If you’re a business owner with an online presence on Facebook or Instagram, or both, then this concerns you.
Meta, the company that owns both platforms, says it is updating its Community Feedback Policy which will start to affect businesses in the United States. The aim, as mentioned in the announcement, “is to clearly share what we allow and prohibit within customer feedback.”
Going forward, Facebook will make sure customers post reviews on the pages of businesses that are based on “real purchasing experiences”, while trying to keep irrelevant, fraudulent and offensive feedback off of its platforms.
Meta claims there are over 200 million businesses who use the company’s products (apps, messaging services, etc.) to connect with their customers. It, therefore, makes sense to keep things in order by implementing more specific regulations on what is and isn’t allowed in product and business reviews, including clear rules against incentivisation and parameters around relevance.
It isn’t that Facebook hasn’t been tackling users who leave fake or potentially abusive reviews. The new policy is the company’s approach to make sure the rules of engagement are in written form incase of abusers.
There are cases where people will write fake or bad reviews about a business as a way to get refunds or other freebies. And so, Facebook’s new policy is supposed to manage such these kinds of offensive behaviours.
It will also take care the “overly positive (and usually very vague) reviews” which some businesses pay random users to leave on their pages. As vice versa, this might also affect companies who compensate users to change a bad review they’ve written.
In essence, if you’re a business owner on Facebook and you give out freebies in exchange for reviews Meta can decide to take down your page, if there’s no clear business transaction between both parties compared to what’s on the Page.

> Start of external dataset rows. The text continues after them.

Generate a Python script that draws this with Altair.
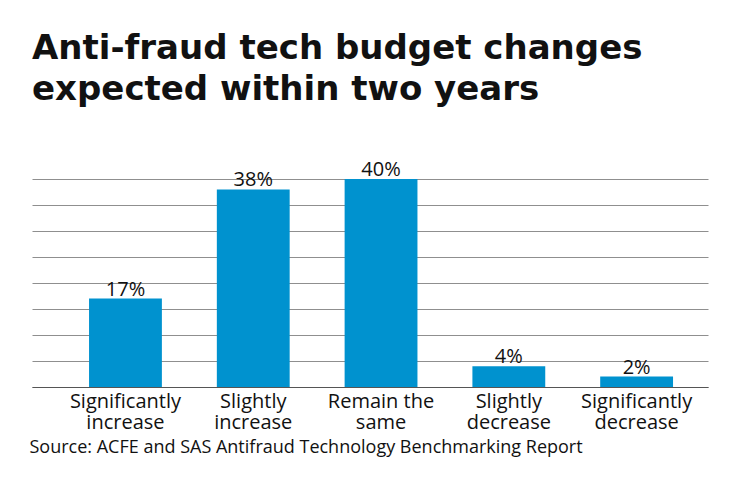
import altair as alt
import pandas as pd

categories = ["Significantly increase", "Slightly increase", "Remain the same",
              "Slightly decrease", "Significantly decrease"]
values = [17, 38, 40, 4, 2]
labels = ["17%", "38%", "40%", "4%", "2%"]

df = pd.DataFrame({"cat": categories, "val": values, "lab": labels})

FONT = "Open Sans"
BLUE = "#0092CF"

x = alt.X("cat:N", sort=categories,
          scale=alt.Scale(paddingInner=0.43, paddingOuter=0.36, align=0.62),
          axis=alt.Axis(title="Source: ACFE and SAS Antifraud Technology Benchmarking Report",
                        titleAnchor="start", titleX=-3, titleY=65, titleBaseline="alphabetic",
                        titleFont=FONT, titleFontSize=18, titleFontWeight="normal", titleColor="#111",
                        labelAngle=0, labelFont=FONT, labelFontSize=20, labelColor="#111",
                        labelLineHeight=21, labelPadding=4, ticks=False,
                        domainColor="#555", domainWidth=1,
                        labelExpr="[slice(datum.label,0,lastindexof(datum.label,' ')), slice(datum.label,lastindexof(datum.label,' ')+1)]"))
y = alt.Y("val:Q", scale=alt.Scale(domain=[0, 40], nice=False),
          axis=alt.Axis(title=None, values=[0, 5, 10, 15, 20, 25, 30, 35, 40], labels=False,
                        ticks=False, domain=False, grid=True, gridColor="#8f8f8f", gridWidth=1))

base = alt.Chart(df).encode(x=x, y=y)
bars = base.mark_bar(color=BLUE)
text = base.mark_text(baseline="alphabetic", dy=-3, font=FONT, fontSize=20, color="#111").encode(text="lab:N")

chart = alt.layer(bars, text).properties(
    width=676, height=208,
    autosize=alt.AutoSizeParams(type="none"),
    padding={"left": 24, "top": 171, "right": 16, "bottom": 87},
    title=alt.TitleParams(text=["Anti-fraud tech budget changes", "expected within two years"],
                          anchor="start", font="DejaVu Sans", fontSize=34, fontWeight="bold",
                          lineHeight=41, color="#111", offset=53, dx=3),
).configure_view(stroke=None)

chart.save("out.html", embed_options={"renderer": "svg", "actions": False})
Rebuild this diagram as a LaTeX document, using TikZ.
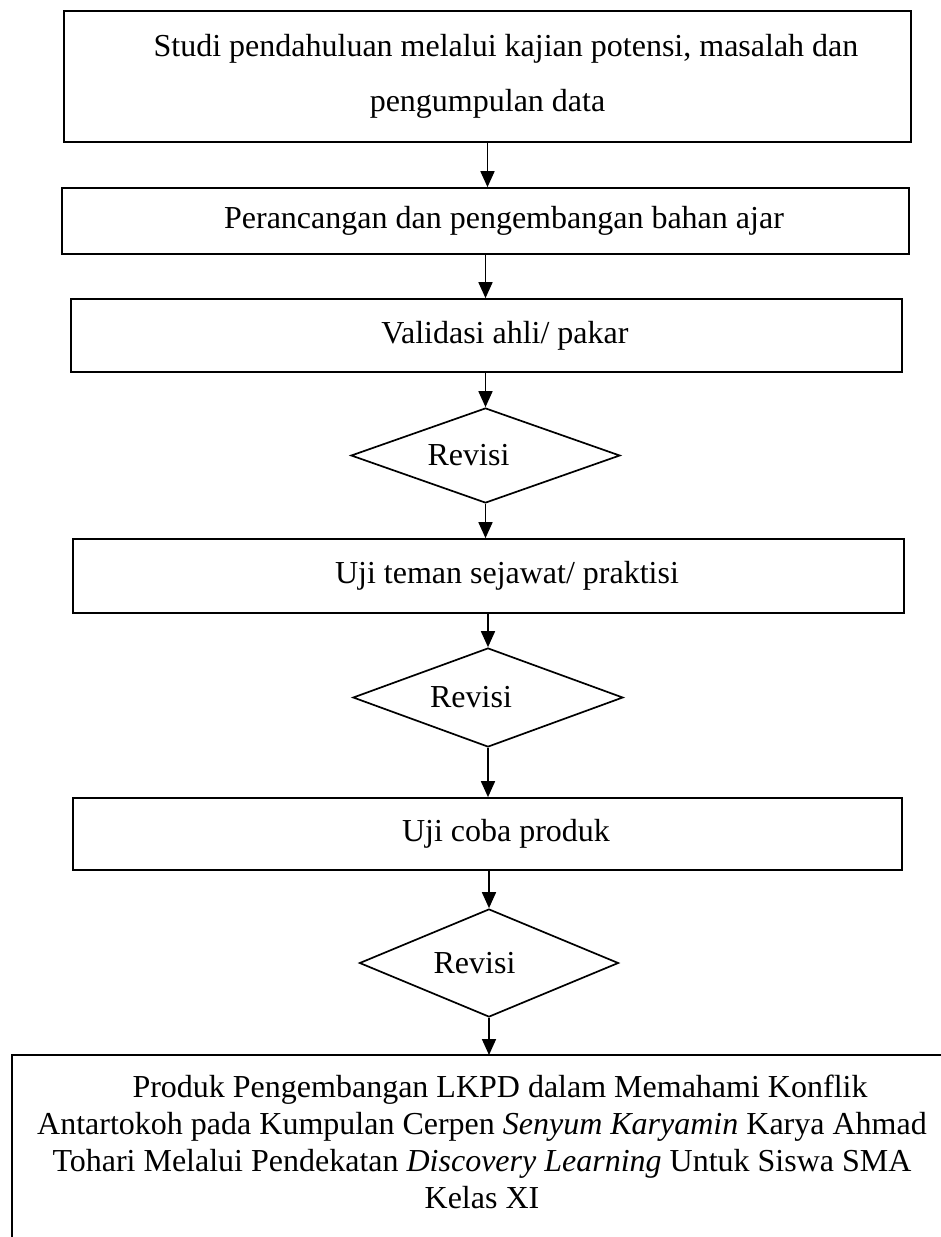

Online reviews have suddenly become a platform where angered consumers rear outbursts whether or not their feedback is justified. At the same time, the value of positive reviews, amid the rise of online shopping and discovery, has also increased significantly, providing more motivation for businesses to elicit positive feedback however they can.
As to how Meta will know which review is wrong or legit, the company says that it will rely on automated technology and human reviewers to detect potential violations. In addition it is encouraging people and businesses to report questionable reviews in its apps.